The legal issues in the mutual and hedge fund cases have been different, but they share one thing in common. They were pushed through very quickly by Mr. Donaldson over vehement opposition from the two dissenting commissioners. The lawyer representing the chief opponents of the mutual fund rule, Eugene Scalia, suggests that this aspect is the particular oddity of these rules. That, in turn, might have caught the attention of the judges. They’re no strangers to regulatory appeals since the D.C. circuit plays referee for most disputes between federal regulators and the regulated, and the law grants regulators like the SEC fairly broad latitude in setting rules.
Typically, however, the agencies before the judges have followed a slow and steady course toward the contentious rule. In contrast, the judges appear to be growing impatient with the Donaldson SEC’s slipshod rulemaking. “You [the SEC] don’t have the authority to act just because you exist,” Judge Harry Edwards, a Carter appointee, interjected in exasperation as a commission lawyer was presenting the SEC’s argument in the hedge fund case. Likewise during the hearing for the second mutual fund case, Judge Janice Rogers Brown, a George W. Bush appointee, hit a commission lawyer with a pointed question about whether the court’s earlier ruling on the matter had had any effect.
The net result is that the agency is in trouble if it doesn’t shape up quickly. If the commission under the new chairman, Christopher Cox, doesn’t start behaving more rationally, the court will start viewing the SEC as unreliable, Mr. Scalia says. The commission’s lawyers could find themselves confronting an ever more skeptical bench each time they head to court to defend a commission action.
That fate is not inevitable, however, and Mr. Cox at least is starting to take steps in the right direction. He has said he thinks the SEC needs to set up a better process for evaluating the economic rationale for potential new rules. Had Mr. Donaldson bothered to do something like that, the commission would not have been reprimanded twice by the court for its failure to consider the costs of its mutual fund rule.

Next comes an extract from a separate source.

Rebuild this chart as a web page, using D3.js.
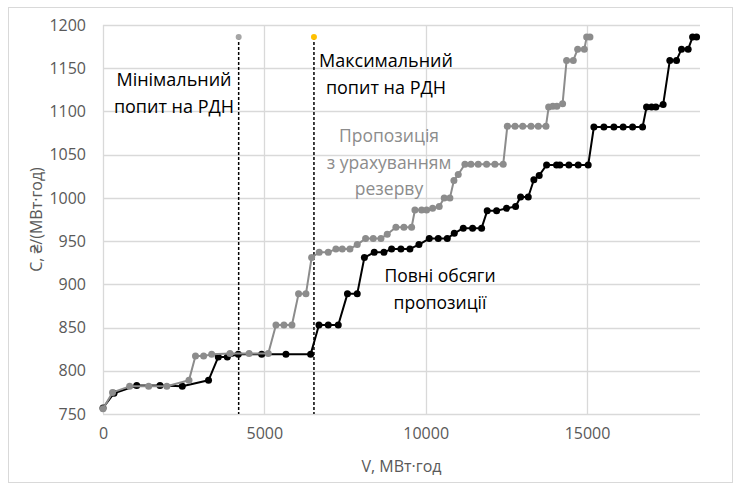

The current chairman also appears to understand that one of the biggest problems at the SEC can be its own staff. One veteran SEC watcher, a scholar at the American Enterprise Institute, Peter Wallison, notes that Mr. Donaldson’s controversial rules sprang from the SEC bureaucracy’s power lust. As New York’s attorney general, Eliot Spitzer, zeroed in on mutual funds, SEC staffers wanted a piece of the action. It was similar with hedge funds, which have grown in recent years. Another contentious rule, Regulation NMS, was an effort to substitute the SEC’s judgment for that of investors in deciding at which price to execute transactions on electronic markets, such as the NASDAQ.
Mr. Donaldson was often egged on by the staff, giving little indication that he understood his underlings’ own biases, which always veered toward more power for themselves. Mr. Cox, in contrast, has already demonstrated willingness to stand up to his staff in several high profile instances, as when he quashed the enforcement division’s subpoenas of several journalists in a short-selling probe.
All of which will come as comforting to the investing public, which has an interest in sanity at the SEC. As for Mr. Donaldson, the legacy from his tenure at the commission is steadily going up in smoke. His attempt to regulate hedge funds is dead in its tracks. His mutual fund rule is now undergoing its second court-ordered reconsideration and is unlikely to survive another vote of the current commissioners. Regulation NMS has been deferred to at least 2007 and looks increasingly likely to die a quiet death inside the SEC’s offices before it’s implemented.
Mr. Donaldson can count one achievement, though. One Carter appointee, one Reagan appointee, two George H.W. Bush appointees, two Clinton appointees, and two George W. Bush appointees have voted against his rules. At a time when some might have thought legal bipartisanship in Washington was dead, Mr. Donaldson found two issues on which judges from both ends of the spectrum could agree.